• _DATA EXTRACT_:
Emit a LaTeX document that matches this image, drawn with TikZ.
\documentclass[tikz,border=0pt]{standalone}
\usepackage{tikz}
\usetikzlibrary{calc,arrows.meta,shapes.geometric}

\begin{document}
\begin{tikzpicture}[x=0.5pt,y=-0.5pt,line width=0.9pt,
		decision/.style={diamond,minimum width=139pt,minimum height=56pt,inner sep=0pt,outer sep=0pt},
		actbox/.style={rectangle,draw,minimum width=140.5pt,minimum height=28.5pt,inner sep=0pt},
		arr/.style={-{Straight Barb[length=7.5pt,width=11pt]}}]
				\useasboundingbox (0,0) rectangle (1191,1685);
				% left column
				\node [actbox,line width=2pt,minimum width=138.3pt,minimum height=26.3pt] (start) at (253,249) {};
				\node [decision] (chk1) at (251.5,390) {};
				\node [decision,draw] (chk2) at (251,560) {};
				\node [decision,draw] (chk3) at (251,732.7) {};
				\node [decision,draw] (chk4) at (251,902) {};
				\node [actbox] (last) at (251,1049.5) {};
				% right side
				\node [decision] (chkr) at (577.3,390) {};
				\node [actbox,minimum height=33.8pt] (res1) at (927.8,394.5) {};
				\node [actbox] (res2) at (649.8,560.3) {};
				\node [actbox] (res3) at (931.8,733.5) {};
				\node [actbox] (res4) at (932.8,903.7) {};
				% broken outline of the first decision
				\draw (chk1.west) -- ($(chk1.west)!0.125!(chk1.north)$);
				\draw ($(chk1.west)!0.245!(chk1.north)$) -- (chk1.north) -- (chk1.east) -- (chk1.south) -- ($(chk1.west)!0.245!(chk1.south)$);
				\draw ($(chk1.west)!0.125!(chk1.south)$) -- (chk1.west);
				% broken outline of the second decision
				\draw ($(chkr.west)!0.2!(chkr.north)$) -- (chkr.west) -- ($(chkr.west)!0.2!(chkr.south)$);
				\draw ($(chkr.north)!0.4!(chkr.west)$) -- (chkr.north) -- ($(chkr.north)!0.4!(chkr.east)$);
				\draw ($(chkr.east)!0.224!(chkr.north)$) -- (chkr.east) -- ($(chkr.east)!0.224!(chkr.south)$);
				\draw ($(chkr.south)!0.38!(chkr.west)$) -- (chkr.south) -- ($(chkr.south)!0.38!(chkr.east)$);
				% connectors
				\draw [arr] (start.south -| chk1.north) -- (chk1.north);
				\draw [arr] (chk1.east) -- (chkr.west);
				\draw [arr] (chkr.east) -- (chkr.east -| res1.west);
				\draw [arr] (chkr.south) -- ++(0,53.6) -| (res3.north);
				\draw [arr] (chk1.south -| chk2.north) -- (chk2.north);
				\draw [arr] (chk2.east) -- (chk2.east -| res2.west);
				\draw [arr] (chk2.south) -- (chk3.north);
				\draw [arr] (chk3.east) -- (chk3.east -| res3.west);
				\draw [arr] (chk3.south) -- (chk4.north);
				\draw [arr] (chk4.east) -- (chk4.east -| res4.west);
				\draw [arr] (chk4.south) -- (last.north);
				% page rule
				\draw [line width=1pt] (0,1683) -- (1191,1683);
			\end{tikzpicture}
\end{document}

• _EXERCISE TASK_: Extract all of the data exactly as written.

• _SOLUTION TO THIS EXERCISE_:
Emit a LaTeX document that matches this image, drawn with TikZ.
\documentclass[tikz,border=0pt]{standalone}
\usepackage{tikz}
\usetikzlibrary{calc,arrows.meta,shapes.geometric}

\begin{document}
\begin{tikzpicture}[x=0.5pt,y=-0.5pt,line width=0.9pt,
		decision/.style={diamond,minimum width=139pt,minimum height=56pt,inner sep=0pt,outer sep=0pt},
		actbox/.style={rectangle,draw,minimum width=140.5pt,minimum height=28.5pt,inner sep=0pt},
		arr/.style={-{Straight Barb[length=7.5pt,width=11pt]}}]
				\useasboundingbox (0,0) rectangle (1191,1685);
				% left column
				\node [actbox,line width=2pt,minimum width=138.3pt,minimum height=26.3pt] (start) at (253,249) {};
				\node [decision] (chk1) at (251.5,390) {};
				\node [decision,draw] (chk2) at (251,560) {};
				\node [decision,draw] (chk3) at (251,732.7) {};
				\node [decision,draw] (chk4) at (251,902) {};
				\node [actbox] (last) at (251,1049.5) {};
				% right side
				\node [decision] (chkr) at (577.3,390) {};
				\node [actbox,minimum height=33.8pt] (res1) at (927.8,394.5) {};
				\node [actbox] (res2) at (649.8,560.3) {};
				\node [actbox] (res3) at (931.8,733.5) {};
				\node [actbox] (res4) at (932.8,903.7) {};
				% broken outline of the first decision
				\draw (chk1.west) -- ($(chk1.west)!0.125!(chk1.north)$);
				\draw ($(chk1.west)!0.245!(chk1.north)$) -- (chk1.north) -- (chk1.east) -- (chk1.south) -- ($(chk1.west)!0.245!(chk1.south)$);
				\draw ($(chk1.west)!0.125!(chk1.south)$) -- (chk1.west);
				% broken outline of the second decision
				\draw ($(chkr.west)!0.2!(chkr.north)$) -- (chkr.west) -- ($(chkr.west)!0.2!(chkr.south)$);
				\draw ($(chkr.north)!0.4!(chkr.west)$) -- (chkr.north) -- ($(chkr.north)!0.4!(chkr.east)$);
				\draw ($(chkr.east)!0.224!(chkr.north)$) -- (chkr.east) -- ($(chkr.east)!0.224!(chkr.south)$);
				\draw ($(chkr.south)!0.38!(chkr.west)$) -- (chkr.south) -- ($(chkr.south)!0.38!(chkr.east)$);
				% connectors
				\draw [arr] (start.south -| chk1.north) -- (chk1.north);
				\draw [arr] (chk1.east) -- (chkr.west);
				\draw [arr] (chkr.east) -- (chkr.east -| res1.west);
				\draw [arr] (chkr.south) -- ++(0,53.6) -| (res3.north);
				\draw [arr] (chk1.south -| chk2.north) -- (chk2.north);
				\draw [arr] (chk2.east) -- (chk2.east -| res2.west);
				\draw [arr] (chk2.south) -- (chk3.north);
				\draw [arr] (chk3.east) -- (chk3.east -| res3.west);
				\draw [arr] (chk3.south) -- (chk4.north);
				\draw [arr] (chk4.east) -- (chk4.east -| res4.west);
				\draw [arr] (chk4.south) -- (last.north);
				% page rule
				\draw [line width=1pt] (0,1683) -- (1191,1683);
			\end{tikzpicture}
\end{document}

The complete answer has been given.